A heavily revised Nano with the suffix Europa was unveiled in late 2009 at the Geneva motor show. This had a new Euro5-compliant 1.0 litre three-cylinder engine, five-speed gearbox, wider tracks front and rear and larger 14” alloy wheels, ABS and traction control, twin airbags and electric power steering. Larger bumpers to comply with European crash regulations added 200 mm (8”) to the overall length.
All this extra equipment and a better-appointed interior meant that the Nano Europa was expected to cost between £4,000 and £5,000 in the UK. Unfortunately, when the Nano was subjected to Global NCAP crash tests by the German ADAC in 2014, it scored a disastrous zero stars for adult passenger protection, killing all hopes of European exports.
Sales continued in the Indian market at levels far below expectations. The best annual total of around 75,000 units was achieved in 2011/12, after which sales declined steadily. A facelift and the addition of a tailgate in 2015 made no perceptible difference to sales. Attempts to find an alternative fuel source for the Nano, including compressed natural gas, electricity and even compressed air, came to nothing(2). Production finally ended in June 2018.

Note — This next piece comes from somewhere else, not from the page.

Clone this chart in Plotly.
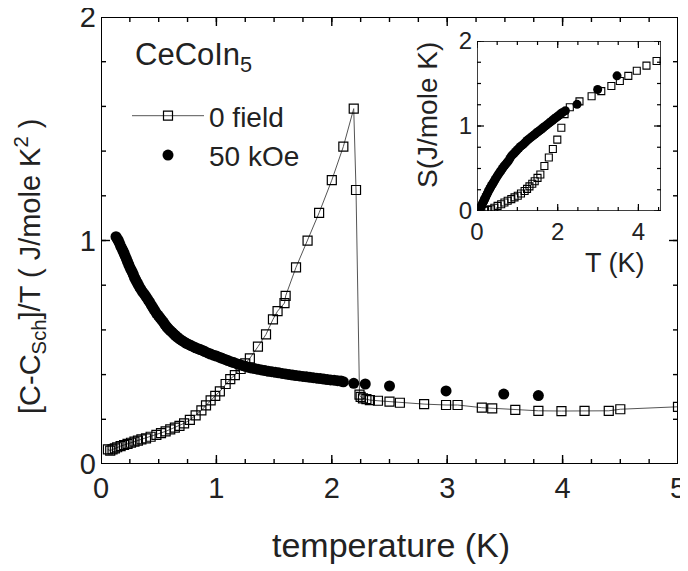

Over nine years on sale, a total of around 276,000 Nanos were manufactured. Tata consistently lost money on the Nano but, because of its hoped-for societal significance, persisted with it for far longer than pure commercial logic would have justified. Ratan Tata envisioned the Nano as India’s people’s car in the mould of the Ford Model T, VW Type 1 and Fiat 500. Sadly, it was not to be, but was instead a heroic failure.
(1) The Indica endured a brief parallel life as the ill-begotten 2003 MG Rover CityRover, recently covered by DTW and to be found here.
(2) There are rumours that a new EV version of the Nano will be launched in 2021.